Howick is also very pleased with the projects started by past curator Twyla Exner, who began work on conservation and restoration of some of the objects, particularly those in the outside section that become weathered.
"Those projects are usually only undertaken in larger communities," said Howick. "It's great that there is a precedent that this city and the community around it will support that."
Howick is from Moose Jaw, but her studies have taken her from Saskatoon to Leicester, England, and internships from England, back to Moose Jaw, before coming to the Souris Valley. She has an undergraduate degree in archeology and a master's degree in museum studies, which she received in Leicester.
Studying abroad had its challenges, she said, but she was well-equipped to handle them with a little help from one of her University of Saskatchewan professors, who was English. She went Leicester to study because of the notoriety of the museum studies program there, which attracts a wide range of nationalities.
"Leicester is one of the oldest schools and they have a really good base and a lot of really great teachers. I went there to get the best (education) I could. Plus I always wanted to go to England, who doesn't? I took the opportunity."
With students coming from several Asian countries, North America, the United Kingdom and Continental Europe, Howick said she really learned the different perspectives people had when it comes to museums.
"You kind of got to understand the full scope of museums. You got to understand from the more basic museums, to the really big museums like the Royal Ontario Museum or the British Museum, or down to one of the more kitschy museums like Pitt Rivers, which is my favourite, in Oxford. It's just a hidden little wing. It's its own museum actually, in the back of a natural history museum. It's kind of secret and awesome."
Because of that background in archeology, her knowledge is more "object-based" she said.
"I am more used to dealing with (objects) and how the community perceives them. I've always been really fascinated with how people interact with them, so I'm trying make (Souris Valley) a bit more hands-on. I'm planning on setting up a handling collection, so people can actually hold the objects. Once you have a feel for them in your hand they mean so much more, which is one of the great things about my profession. I can go in the back and pick up anything I want, to study it and to learn about it."
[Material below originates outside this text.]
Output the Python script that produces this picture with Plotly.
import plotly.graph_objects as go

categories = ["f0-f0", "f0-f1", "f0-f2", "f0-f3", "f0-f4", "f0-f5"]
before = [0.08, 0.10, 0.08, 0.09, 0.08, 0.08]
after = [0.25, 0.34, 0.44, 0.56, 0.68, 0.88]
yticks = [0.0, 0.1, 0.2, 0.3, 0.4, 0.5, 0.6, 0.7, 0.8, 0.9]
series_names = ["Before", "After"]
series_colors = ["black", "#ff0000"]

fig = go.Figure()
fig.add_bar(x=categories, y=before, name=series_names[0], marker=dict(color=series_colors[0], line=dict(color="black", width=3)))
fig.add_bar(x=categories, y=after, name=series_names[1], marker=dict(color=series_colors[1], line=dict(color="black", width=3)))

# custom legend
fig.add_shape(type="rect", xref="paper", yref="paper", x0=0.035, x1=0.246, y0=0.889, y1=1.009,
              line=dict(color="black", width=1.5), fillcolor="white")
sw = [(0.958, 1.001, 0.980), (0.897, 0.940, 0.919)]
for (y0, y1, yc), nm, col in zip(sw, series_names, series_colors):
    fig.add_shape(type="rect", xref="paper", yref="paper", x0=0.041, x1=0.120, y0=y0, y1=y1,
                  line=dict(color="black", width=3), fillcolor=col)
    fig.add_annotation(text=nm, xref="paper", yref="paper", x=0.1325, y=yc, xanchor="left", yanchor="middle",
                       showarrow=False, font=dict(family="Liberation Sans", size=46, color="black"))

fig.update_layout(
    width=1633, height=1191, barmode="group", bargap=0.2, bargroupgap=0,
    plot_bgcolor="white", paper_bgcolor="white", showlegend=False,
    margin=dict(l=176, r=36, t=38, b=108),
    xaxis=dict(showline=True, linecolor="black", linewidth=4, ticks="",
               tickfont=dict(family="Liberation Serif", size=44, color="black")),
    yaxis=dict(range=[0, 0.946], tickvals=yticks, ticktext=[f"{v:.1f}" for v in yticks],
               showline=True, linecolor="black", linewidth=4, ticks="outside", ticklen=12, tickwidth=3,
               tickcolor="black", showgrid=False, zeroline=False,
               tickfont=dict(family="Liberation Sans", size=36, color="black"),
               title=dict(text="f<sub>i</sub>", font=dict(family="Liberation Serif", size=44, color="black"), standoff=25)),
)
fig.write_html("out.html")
Souris Valley is very tied to the community and its history, said Howick, and that's why people are so supportive of what goes on there. That's what keeps people donating artifacts.
"Once you provide people with a link to their own history, through that you can branch out to the broader history, so it's really good for educational minds. By providing this link to history, it also provides pride in the community. I find that once you have a really well-established museum that people actually like, people tend to be more proud of the community they're living in, and people are more connected to it.
"I'm a big believer that museums are for the people. They are for anyone who wants to come and learn about their history.